══ SOURCE MATERIAL

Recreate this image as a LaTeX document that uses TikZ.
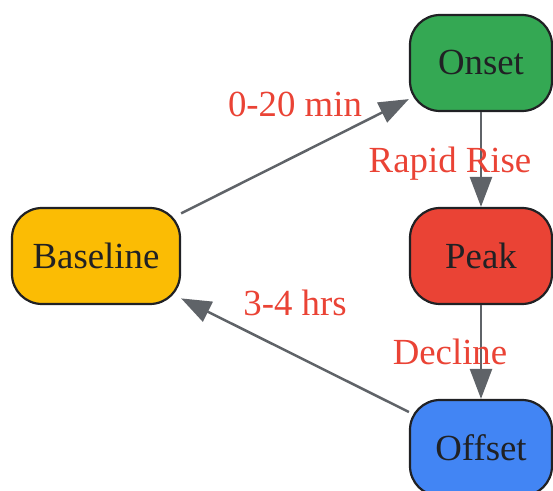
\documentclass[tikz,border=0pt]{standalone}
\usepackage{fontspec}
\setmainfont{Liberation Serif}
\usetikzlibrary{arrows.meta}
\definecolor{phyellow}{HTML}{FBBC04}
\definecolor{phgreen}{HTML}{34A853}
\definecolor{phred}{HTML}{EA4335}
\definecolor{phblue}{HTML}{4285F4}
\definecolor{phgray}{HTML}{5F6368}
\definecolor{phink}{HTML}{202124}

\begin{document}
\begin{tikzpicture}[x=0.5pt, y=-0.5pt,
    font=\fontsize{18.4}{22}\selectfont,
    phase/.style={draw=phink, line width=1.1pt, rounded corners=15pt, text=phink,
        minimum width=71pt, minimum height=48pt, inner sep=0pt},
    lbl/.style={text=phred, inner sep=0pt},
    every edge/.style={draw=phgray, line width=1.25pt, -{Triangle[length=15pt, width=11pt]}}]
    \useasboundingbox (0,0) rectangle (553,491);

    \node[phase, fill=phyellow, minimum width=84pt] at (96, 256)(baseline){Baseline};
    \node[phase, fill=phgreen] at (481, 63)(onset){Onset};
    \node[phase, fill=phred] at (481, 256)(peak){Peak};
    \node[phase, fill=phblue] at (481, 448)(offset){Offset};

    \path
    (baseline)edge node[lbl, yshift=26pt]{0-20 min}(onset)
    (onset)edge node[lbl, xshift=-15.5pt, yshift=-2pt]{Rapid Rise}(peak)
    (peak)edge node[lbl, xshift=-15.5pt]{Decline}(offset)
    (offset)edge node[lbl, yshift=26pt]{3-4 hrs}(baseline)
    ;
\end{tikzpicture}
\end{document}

════

## THE PROBLEM
Output each line exactly; omit every picture.

## RESPONSE
Recreate this image as a LaTeX document that uses TikZ.
\documentclass[tikz,border=0pt]{standalone}
\usepackage{fontspec}
\setmainfont{Liberation Serif}
\usetikzlibrary{arrows.meta}
\definecolor{phyellow}{HTML}{FBBC04}
\definecolor{phgreen}{HTML}{34A853}
\definecolor{phred}{HTML}{EA4335}
\definecolor{phblue}{HTML}{4285F4}
\definecolor{phgray}{HTML}{5F6368}
\definecolor{phink}{HTML}{202124}

\begin{document}
\begin{tikzpicture}[x=0.5pt, y=-0.5pt,
    font=\fontsize{18.4}{22}\selectfont,
    phase/.style={draw=phink, line width=1.1pt, rounded corners=15pt, text=phink,
        minimum width=71pt, minimum height=48pt, inner sep=0pt},
    lbl/.style={text=phred, inner sep=0pt},
    every edge/.style={draw=phgray, line width=1.25pt, -{Triangle[length=15pt, width=11pt]}}]
    \useasboundingbox (0,0) rectangle (553,491);

    \node[phase, fill=phyellow, minimum width=84pt] at (96, 256)(baseline){Baseline};
    \node[phase, fill=phgreen] at (481, 63)(onset){Onset};
    \node[phase, fill=phred] at (481, 256)(peak){Peak};
    \node[phase, fill=phblue] at (481, 448)(offset){Offset};

    \path
    (baseline)edge node[lbl, yshift=26pt]{0-20 min}(onset)
    (onset)edge node[lbl, xshift=-15.5pt, yshift=-2pt]{Rapid Rise}(peak)
    (peak)edge node[lbl, xshift=-15.5pt]{Decline}(offset)
    (offset)edge node[lbl, yshift=26pt]{3-4 hrs}(baseline)
    ;
\end{tikzpicture}
\end{document}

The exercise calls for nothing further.